Hace rato instale v4l2loopback-dkms porque segun solo eso era necesario para que se me pusiera la opcion de la camara virtual en esta versión. Lo hice y todo pero al momento de querer activarla me aparece esto y no se activa.
--
A few hours ago I installed  v4l2loopback-dkms in order to add the Virtual cam option to obs.

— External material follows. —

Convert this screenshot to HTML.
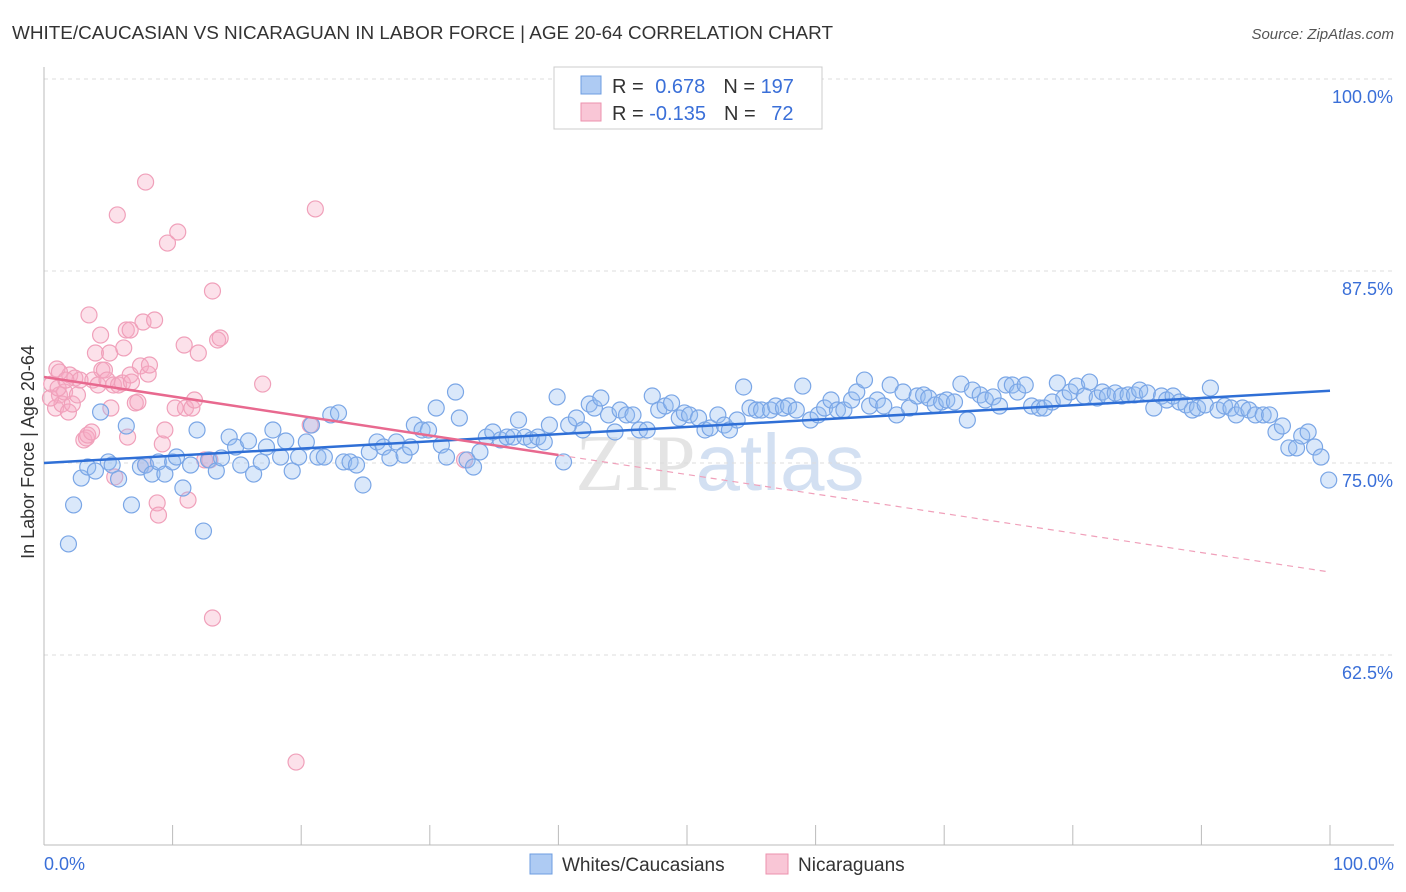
<!DOCTYPE html>
<html><head><meta charset="utf-8">
<style>
body{margin:0;background:#fff;font-family:"Liberation Sans",sans-serif;}
svg{display:block}
</style></head>
<body>
<svg id="chart" width="1406" height="892" xmlns="http://www.w3.org/2000/svg">
<text x="12" y="39" font-size="18" fill="#333" textLength="821" lengthAdjust="spacingAndGlyphs">WHITE/CAUCASIAN VS NICARAGUAN IN LABOR FORCE | AGE 20-64 CORRELATION CHART</text>
<text x="1394" y="39" font-size="15" fill="#555" font-style="italic" text-anchor="end">Source: ZipAtlas.com</text>
<text x="40" y="458" font-size="18" fill="#333" text-anchor="middle" transform="rotate(-90 34 458)">In Labor Force | Age 20-64</text>
<text x="720" y="490" font-size="80" fill="#e4e4e4" text-anchor="middle" font-family="Liberation Serif,serif">ZIP<tspan fill="#d3e0f2" font-family="Liberation Sans,sans-serif">atlas</tspan></text>
<g id="grid"></g><g id="pts"></g><g id="lines"></g>
<g>
<rect x="554" y="67" width="268" height="62" fill="#fff" stroke="#ccc"/>
<rect x="581" y="76" width="20" height="18" fill="#aecbf3" stroke="#6d9de0"/>
<rect x="581" y="103" width="20" height="18" fill="#f9c6d6" stroke="#ec92ae"/>
<text x="612" y="93" font-size="20" fill="#333">R = <tspan fill="#3a6fd8" dx="6">0.678</tspan><tspan dx="18">N = </tspan><tspan fill="#3a6fd8">197</tspan></text>
<text x="612" y="120" font-size="20" fill="#333">R = <tspan fill="#3a6fd8">-0.135</tspan><tspan dx="18">N = </tspan><tspan fill="#3a6fd8" dx="10">72</tspan></text>
</g>
<g>
<rect x="530" y="854" width="22" height="20" fill="#aecbf3" stroke="#6d9de0"/>
<text x="562" y="871" font-size="19" fill="#333">Whites/Caucasians</text>
<rect x="766" y="854" width="22" height="20" fill="#f9c6d6" stroke="#ec92ae"/>
<text x="798" y="871" font-size="19" fill="#333">Nicaraguans</text>
</g>
</svg>
<script>
const yTicks=[100,87.5,75,62.5];
const yTickLabels=["100.0%","87.5%","75.0%","62.5%"];
const bluePx=[[69,544],[74,505],[81,478],[88,467],[95,471],[101,412],[108,462],[112,465],[119,479],[126,426],[131,505],[140,467],[146,465],[152,474],[158,462],[165,474],[172,462],[177,457],[183,488],[190,465],[197,430],[203,531],[209,460],[216,471],[222,458],[229,437],[235,447],[241,465],[249,441],[254,474],[261,462],[266,447],[273,430],[280,457],[286,441],[292,471],[298,457],[306,442],[311,425],[318,457],[324,457],[331,415],[338,413],[343,462],[350,462],[356,465],[363,485],[370,452],[377,442],[384,447],[390,458],[396,442],[404,455],[410,447],[415,425],[422,430],[429,430],[436,408],[441,445],[447,457],[455,392],[460,418],[467,460],[473,467],[480,452],[487,437],[493,432],[500,440],[507,437],[513,437],[518,420],[525,437],[532,440],[538,437],[544,442],[550,425],[557,397],[563,462],[569,425],[576,418],[583,430],[589,404],[595,408],[601,398],[608,415],[615,432],[620,410],[627,415],[633,415],[640,430],[647,430],[652,396],[659,410],[665,406],[672,403],[679,418],[685,413],[690,415],[698,418],[705,430],[710,428],[718,415],[724,425],[730,430],[737,420],[743,387],[750,408],[757,410],[762,410],[770,410],[776,406],[783,408],[789,406],[796,410],[803,386],[810,420],[818,415],[825,408],[831,400],[837,410],[844,410],[851,400],[857,392],[864,380],[870,406],[877,400],[884,406],[890,385],[897,415],[903,392],[910,408],[917,396],[923,395],[929,398],[935,405],[942,402],[947,400],[954,402],[961,384],[967,420],[973,390],[980,395],[985,400],[993,397],[999,406],[1006,385],[1013,385],[1018,392],[1025,385],[1032,406],[1039,408],[1045,408],[1052,402],[1057,383],[1064,398],[1070,392],[1077,386],[1084,396],[1090,382],[1097,398],[1103,392],[1108,396],[1115,393],[1122,396],[1128,395],[1135,395],[1140,390],[1148,393],[1154,408],[1161,396],[1167,400],[1173,396],[1180,402],[1186,405],[1192,410],[1198,408],[1205,405],[1211,388],[1218,410],[1224,406],[1231,408],[1236,415],[1243,408],[1249,410],[1256,415],[1263,415],[1270,415],[1276,432],[1282,426],[1289,448],[1296,448],[1302,436],[1308,432],[1315,447],[1321,457],[1329,480]];
const pinkPx=[[52,384],[55,408],[57,369],[60,395],[62,404],[65,392],[68,412],[70,375],[72,404],[75,378],[78,395],[80,380],[84,440],[86,438],[88,435],[91,432],[89,315],[93,380],[95,353],[98,385],[100,335],[102,370],[104,370],[107,380],[109,353],[111,408],[113,385],[115,477],[117,215],[119,385],[122,383],[124,348],[126,330],[128,437],[130,375],[132,382],[135,403],[138,402],[141,366],[143,322],[145,182],[146,465],[148,374],[150,365],[155,320],[157,503],[158,515],[162,444],[165,430],[168,243],[175,408],[178,232],[184,345],[185,408],[188,500],[192,408],[195,400],[198,353],[205,460],[210,460],[212,291],[213,618],[218,340],[220,338],[262,384],[296,762],[310,425],[315,209],[465,460],[130,330],[60,372],[50,398],[58,388],[66,380]];
const blueX=bluePx.map(p=>+((p[0]-44)/12.86).toFixed(1));
const blueY=bluePx.map(p=>+(100-(p[1]-79)/15.36).toFixed(2));
const pinkX=pinkPx.map(p=>+((p[0]-44)/12.86).toFixed(1));
const pinkY=pinkPx.map(p=>+(100-(p[1]-79)/15.36).toFixed(2));
const blueTrend=[75.0,79.7];
const pinkTrend=[80.6,67.9];
const pinkSolidEnd=40;

const X=v=>44+v*12.86;
const Y=v=>79+(100-v)*15.36;
const NS="http://www.w3.org/2000/svg";
function mk(t,a,parent){const e=document.createElementNS(NS,t);for(const k in a)e.setAttribute(k,a[k]);parent.appendChild(e);return e;}
const grid=document.getElementById('grid');
yTicks.forEach((t,i)=>{
  const l=mk('line',{x1:44,x2:1394,y1:Y(t),y2:Y(t),stroke:'#ddd','stroke-dasharray':'4,4'},grid);
  
  
  const tx=mk('text',{x:1393,y:Y(t)+24,'font-size':18,fill:'#3a6fd8','text-anchor':'end'},grid);
  tx.textContent=yTickLabels[i];
  
  
});
const ax=mk('line',{x1:44,x2:44,y1:67,y2:845,stroke:'#bbb'},grid);


const bx=mk('line',{x1:44,x2:1394,y1:845,y2:845,stroke:'#bbb'},grid);


for(let i=0;i<=10;i++){const t=mk('line',{x1:X(i*10),x2:X(i*10),y1:825,y2:845,stroke:'#bbb'},grid);
  
  }
const xl0=mk('text',{x:44,y:870,'font-size':18,fill:'#3a6fd8'},grid);xl0.textContent='0.0%';


const xl1=mk('text',{x:1394,y:870,'font-size':18,fill:'#3a6fd8','text-anchor':'end'},grid);xl1.textContent='100.0%';


const pts=document.getElementById('pts');
pinkX.forEach((x,i)=>{const c=mk('circle',{cx:X(x),cy:Y(pinkY[i]),r:8,fill:'rgba(246,170,195,0.35)',stroke:'#f0a0ba','stroke-width':1.2},pts);
  
  });
blueX.forEach((x,i)=>{const c=mk('circle',{cx:X(x),cy:Y(blueY[i]),r:8,fill:'rgba(150,190,240,0.35)',stroke:'#7aa6e6','stroke-width':1.2},pts);
  
  });
const lines=document.getElementById('lines');
const bl=mk('line',{x1:X(0),y1:Y(blueTrend[0]),x2:X(100),y2:Y(blueTrend[1]),stroke:'#2f6fd6','stroke-width':2.5},lines);


const pv=x=>pinkTrend[0]+(pinkTrend[1]-pinkTrend[0])*x/100;
const pl=mk('line',{x1:X(0),y1:Y(pv(0)),x2:X(pinkSolidEnd),y2:Y(pv(pinkSolidEnd)),stroke:'#e8698f','stroke-width':2.5},lines);


const pd=mk('line',{x1:X(pinkSolidEnd),y1:Y(pv(pinkSolidEnd)),x2:X(100),y2:Y(pv(100)),stroke:'#f0a0ba','stroke-width':1.2,'stroke-dasharray':'6,5'},lines);


</script>
</body></html>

But when I try to activate the virtual cam it doesn't actually activate.


----------



## upgradeQ (Feb 17, 2021)

Did you restart the computer ?


----------



## Strecx (Feb 17, 2021)

upgradeQ said:


> Did you restart the computer ?


Yes


----------



## upgradeQ (Feb 17, 2021)

Could you try follow instructions from wiki? https://github.com/umlaeute/v4l2loopback/wiki/OBS-Studio


----------



## Strecx (Feb 17, 2021)

I don't know what am I supposed to do with modprobe v4l2loopback devices=1 video_nr=10 card_label="OBS Cam" exclusive_caps=1
It seems I have to load the v4l2loopback module, but I don't know how


----------



## upgradeQ (Feb 17, 2021)

You must type this into the terminal, otherwise it will not work.


----------



## Strecx (Feb 18, 2021)

It didn't work


----------



## upgradeQ (Feb 18, 2021)

It's says operation not permitted, hence you must run it under `sudo`

I too had problems with installation (Ubuntu 18.04) , in my case it was:
`Module v4l2loopback not found in directory /lib/modules/4.15.0-135-generic`
Solution which solved that:
`sudo apt-get install linux-generic`
If nothing I've suggested works, then it would better if you fill a bug report in OBS Studio or v4l2loopback, provide as much information as possible.


----------



## Strecx (Feb 18, 2021)




----------



## AlexGarrido (Nov 5, 2021)

Hola amigo buen dia, Lograste encontrar solución estoy en el mismo caso.


----------